4.1.2. Dielectric Property Analysis

In addition to the stability of the surface conductivity, the dielectric properties of the film after implantation are also very important. From the general calculation formula for power generation, the higher the dielectric constant, DE, of a material is, the better the power generation performance, theoretically. Therefore, the dielectric constant is measured in this section, as shown in Figure 9.

It can be observed in Figure 9a that the dielectric constant of the original PDMS increased with increasing frequency at low frequencies and that it tended to be stable after 200 Hz, at about 3.1. When the acceleration voltage was 30 kV, the dielectric constants of the PDMS samples after silver ion implantation increased to a certain degree and also tended to be stable after 200 Hz, reaching 3.15. However, the dielectric constant of the samples coated with carbon black re-injection increased at low frequencies, reaching 3.85 at 40 kV, and then gradually decreased with the increase in the test frequency and finally tended to become stable. The dielectric constant of sample 3 in Figure 9b is higher than that of sample 1 in Figure 9a after stabilizing, reaching 3.25. This may be due to the increase in the acceleration voltage during ion implantation, which leads to a wider distribution of silver ions in PDMS films and thus a better promotion effect. Figure 9c,d show the dielectric loss of the sample after injection. It can be seen that the dielectric loss is high at a low frequency, but after stabilizing at a high frequency the dielectric loss is less than 10⁻¹, indicating that the conductivity loss is also low. In summary, ion implantation can improve the dielectric properties of silicone rubber slightly, and the dielectric loss meets the requirements of power generation.

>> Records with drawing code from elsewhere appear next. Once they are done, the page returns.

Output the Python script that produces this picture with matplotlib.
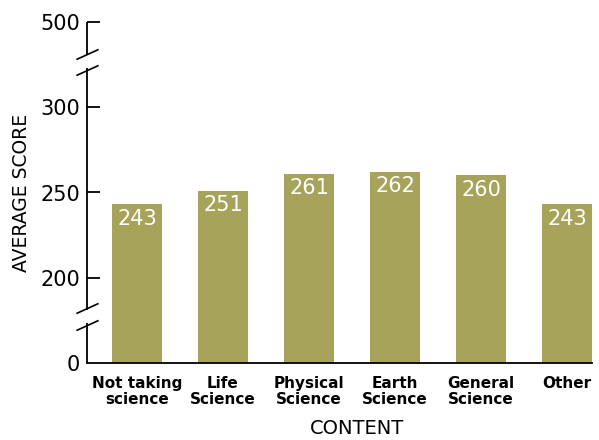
import numpy as np
import matplotlib
matplotlib.use("Agg")
import matplotlib.pyplot as plt
from matplotlib.path import Path
from matplotlib import font_manager

categories = ["Not taking\nscience", "Life\nScience", "Physical\nScience",
              "Earth\nScience", "General\nScience", "Other"]
scores = [243, 251, 261, 262, 260, 243]
ytick_values = [0, 200, 250, 300, 500]
ytick_labels = ["0", "200", "250", "300", "500"]

BAR_COLOR = "#A8A35A"

# find a condensed / narrow font if one exists
cond_name = None
for f in font_manager.fontManager.ttflist:
    n = f.name
    if ("Narrow" in n or "Condensed" in n or f.stretch in ("condensed", "semi-condensed")):
        cond_name = n
        break
cat_family = [cond_name, "DejaVu Sans"] if cond_name else ["DejaVu Sans"]

# piecewise (broken) y scale
_real = [0, 200, 300, 500]
_scaled = [0, 50, 150, 200]

def fwd(v):
    return np.interp(v, _real, _scaled)

def inv(v):
    return np.interp(v, _scaled, _real)

fig = plt.figure(figsize=(5.99, 4.40), dpi=100)
ax = fig.add_axes([87 / 599, 77 / 440, (592 - 87) / 599, (363 - 22) / 440])
ax.set_yscale("function", functions=(fwd, inv))

x = np.arange(len(categories))
ax.bar(x, scores, width=0.58, color=BAR_COLOR, zorder=2)
ax.set_xlim(-0.58, 5.29)
ax.set_ylim(0, 500)

for xi, s in zip(x, scores):
    ax.annotate(str(s), (xi, s), xytext=(0, -3), textcoords="offset points",
                ha="center", va="top", color="white", fontsize=15)

# spines
for side in ["top", "right", "left"]:
    ax.spines[side].set_visible(False)
ax.spines["bottom"].set_linewidth(1.3)
ax.spines["bottom"].set_zorder(3)

# left axis line drawn in segments with breaks
xl = ax.get_xlim()[0]
seg_kw = dict(color="black", lw=1.3, clip_on=False, zorder=3, solid_capstyle="butt")
ax.plot([xl, xl], [0, 94], **seg_kw)
ax.plot([xl, xl], [124, 392], **seg_kw)
ax.plot([xl, xl], [422, 500], **seg_kw)

slash = Path([(-1, -0.4545), (1, 0.4545)], [Path.MOVETO, Path.LINETO])
for yb in [90, 129, 387, 426]:
    ax.plot([xl], [yb], marker=slash, markersize=16, markeredgewidth=1.2,
            color="black", clip_on=False, zorder=4, linestyle="none")

ax.set_yticks(ytick_values)
ax.set_yticklabels(ytick_labels)
ax.tick_params(axis="y", direction="in", length=9, width=1.3, labelsize=15, pad=5)
ax.yaxis.get_major_ticks()[0].tick1line.set_visible(False)
ax.yaxis.set_minor_locator(matplotlib.ticker.NullLocator())

ax.set_xticks(x)
ax.set_xticklabels(categories, fontsize=11, fontweight="bold",
                   family=cat_family, linespacing=1.1)
ax.tick_params(axis="x", length=0, pad=9)

ax.set_ylabel("AVERAGE SCORE", fontsize=13.5, labelpad=7)
ax.set_xlabel("CONTENT", fontsize=14)
ax.xaxis.set_label_coords(0.535, -0.165)

fig.savefig("out.png", dpi=100)
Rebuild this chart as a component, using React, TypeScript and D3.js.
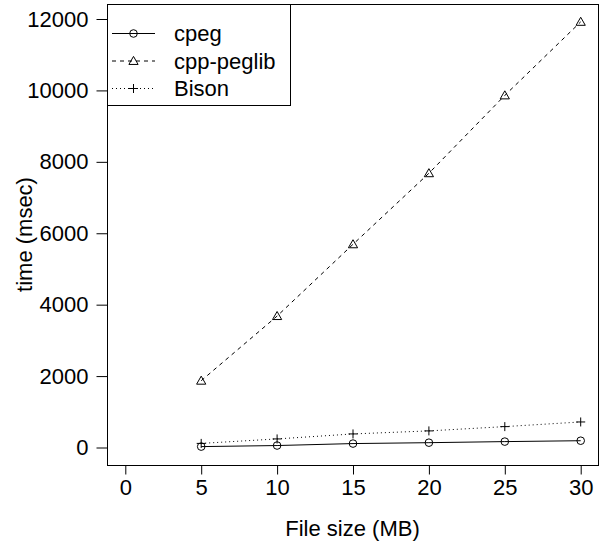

4.2. Structural Analysis and Material-Phase Analysis

4.2.1. Infrared Structure Analysis

It can be seen from Figure 10 that, after ion implantation, the PDMS surface had the original characteristic peaks, indicating that the polymer surface after implantation had a mixed structure composed of the raw materials used—silver ions and carbon black particles.

From the comparison of the three samples in the figure, it can be seen that the position of the Si-C stretching vibration peak of wave number 793, the asymmetric stretching vibration peaks of 1015 and 1078 of Si-O-Si, and the peak of CH₃ of 1259 did not change significantly, but the absorption intensity decreased to a certain extent, meaning that during the process of ion implantation, these three bonds and groups were damaged to some degree. The Si-O-Si bond on the main chain did not suffer too much damage; mainly those on the branched chain did. The peaks for the samples coated with carbon black decreased to lesser extents, which indicated that carbon black played a certain role in shielding. From the above results, it can be seen that both silver ions and carbon black particles had entered the surface of the PDMS. The distribution of carbon black particles under the surface of the PDMS is discussed in Section 4.2.2.

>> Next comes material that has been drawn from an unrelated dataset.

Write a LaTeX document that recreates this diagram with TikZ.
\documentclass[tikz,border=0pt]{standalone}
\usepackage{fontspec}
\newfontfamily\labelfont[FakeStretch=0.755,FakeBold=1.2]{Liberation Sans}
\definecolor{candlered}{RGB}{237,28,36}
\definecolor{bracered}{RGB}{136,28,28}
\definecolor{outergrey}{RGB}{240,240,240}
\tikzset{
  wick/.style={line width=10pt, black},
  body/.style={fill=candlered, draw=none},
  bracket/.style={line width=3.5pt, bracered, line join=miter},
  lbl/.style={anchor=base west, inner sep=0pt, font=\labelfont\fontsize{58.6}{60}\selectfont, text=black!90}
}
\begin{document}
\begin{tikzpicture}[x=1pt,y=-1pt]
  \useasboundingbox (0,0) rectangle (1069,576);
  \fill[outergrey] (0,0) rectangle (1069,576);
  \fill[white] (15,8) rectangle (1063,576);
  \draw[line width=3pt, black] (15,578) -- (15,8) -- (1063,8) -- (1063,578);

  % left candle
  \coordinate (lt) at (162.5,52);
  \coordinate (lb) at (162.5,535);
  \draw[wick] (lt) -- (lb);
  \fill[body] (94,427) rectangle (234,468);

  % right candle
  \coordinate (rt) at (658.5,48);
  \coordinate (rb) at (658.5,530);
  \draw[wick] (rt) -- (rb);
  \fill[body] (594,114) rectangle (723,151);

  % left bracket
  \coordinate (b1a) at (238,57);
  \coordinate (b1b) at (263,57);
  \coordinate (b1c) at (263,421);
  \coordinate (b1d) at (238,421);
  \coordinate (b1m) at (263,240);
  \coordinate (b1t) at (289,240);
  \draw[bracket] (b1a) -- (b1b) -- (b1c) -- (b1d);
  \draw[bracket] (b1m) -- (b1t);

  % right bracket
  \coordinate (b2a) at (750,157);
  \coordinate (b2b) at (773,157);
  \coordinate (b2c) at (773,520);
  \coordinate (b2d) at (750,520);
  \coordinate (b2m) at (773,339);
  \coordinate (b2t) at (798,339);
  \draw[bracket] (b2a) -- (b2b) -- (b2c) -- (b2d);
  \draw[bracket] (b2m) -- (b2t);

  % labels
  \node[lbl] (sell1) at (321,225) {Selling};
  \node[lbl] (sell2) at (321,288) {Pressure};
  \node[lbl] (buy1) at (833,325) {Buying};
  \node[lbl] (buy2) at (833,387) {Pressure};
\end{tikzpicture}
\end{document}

4.2.2. Energy Dispersive Spectroscopy Analysis

It can be seen from Figure 11a that the concentration of silver ions at a depth of 5 microns first increased and then decreased. Figure 11b shows the energy spectrum of a cross section of sample 4, in which the change trend for silver ions was the same as that in Figure 11a within 2.5 microns. The distance became smaller due to the hindering effect of carbon black particles, resulting in a decrease in the depth at which silver ions entered and a faster downward trend than in the left figure.

Evidently, the change in carbon concentration was due to the coating on the sample surface being bombarded and ions entering and staying under the surface of the PDMS. Figure 11a shows the linear relative concentration change in carbon elements in the cross sections of samples 3 and 4. The linear carbon concentration of sample 3 increased initially and then decreased from a depth of 0 μm to 2 μm due to the densification of carbon caused by ion implantation, which was consistent with previous reports in the literature [45]. The carbon concentration in sample 4 also showed the same trend from 0 to 5 microns, with a peak at 2.5 microns, which was due to the change in carbon concentration caused by carbon black particles staying in the polymer during ion implantation.

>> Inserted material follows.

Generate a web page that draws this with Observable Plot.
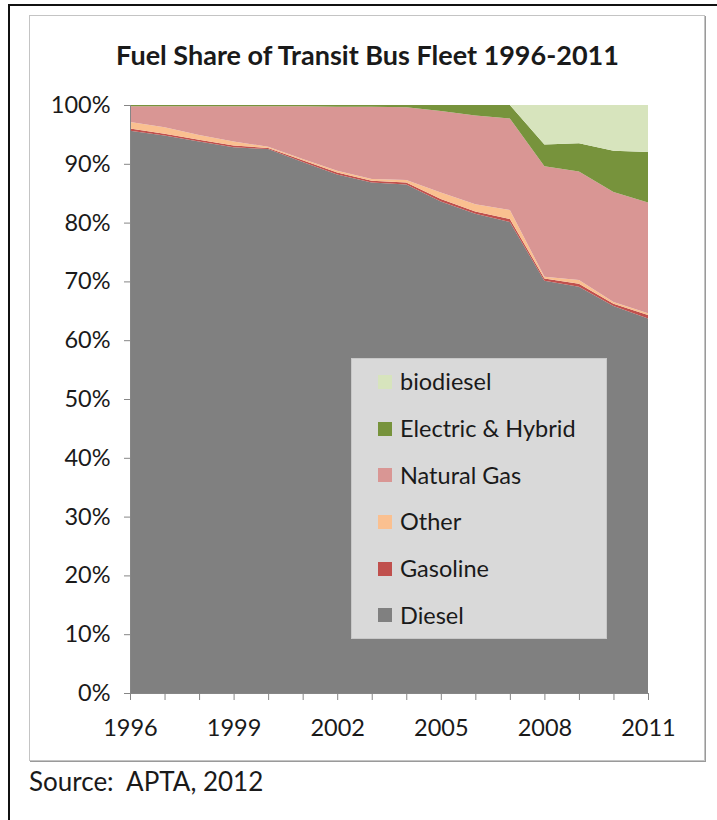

The concentration curve for carbon black particles with distance was obtained and presented in Figure 12a using peak separation. It also showed an increasing concentration distribution at first, which then decreased from 2 to 6 microns, similar to that in Figure 12b. The distribution trend for the calculated carbon black particle concentration was consistent, proving that the change in carbon concentration was caused by the carbon black particles. The EDS results verified the derivation in Section 2.2.2, which might provide theoretical guidance for the design of conductive materials. The experimental data and the calculated results are consistent with respect to the change trend, but the half-width (FWHM) of the carbon black particle concentration in the experiment was larger than that of the calculated results. This is because the collision between carbon black particles and silver ions was simplified as a positive collision in the established quasi-melting-collision model, but in practical terms the collision between silver ions and carbon black particles is very complicated, which will also affect the polymerization of carbon black particles.

5. Conclusions

In summary, the quasi-melting-collision model established for ion implantation of PDMS coated with carbon black on the surface was used to calculate the concentration distributions of carbon black particles in cross sections of PDMS, which showed Gaussian-like distributions. The parameters influencing concentration distribution include accelerating voltage, implantation dose, and particle energy distribution in the ion beam. The surface conductivity of PDMS after implantation was improved, and the material coated with carbon black had better conductivity and stability than the uncoated material, which might enhance the application value of the ion implantation method. The FTIR and EDS results showed that the implanted ions and the carbon black coated on the surface of the PDMS could cause the elemental contents on the PDMS surface to change at a depth of about 5 μm, and the vibration of the branched chain was mainly affected by the ion implantation. Carbon black particles and silver ions were embedded in the surface of the polymer, and the concentration distribution followed a Gaussian distribution, which was consistent with the calculated results. Therefore, the theory of ion implantation and a method for constructing a highly durable conductive layer on the surface of insulating materials has been developed in this paper. Such findings might have potential applications in the fields of sensors, dielectric elastomer generators, and conductive polymer materials.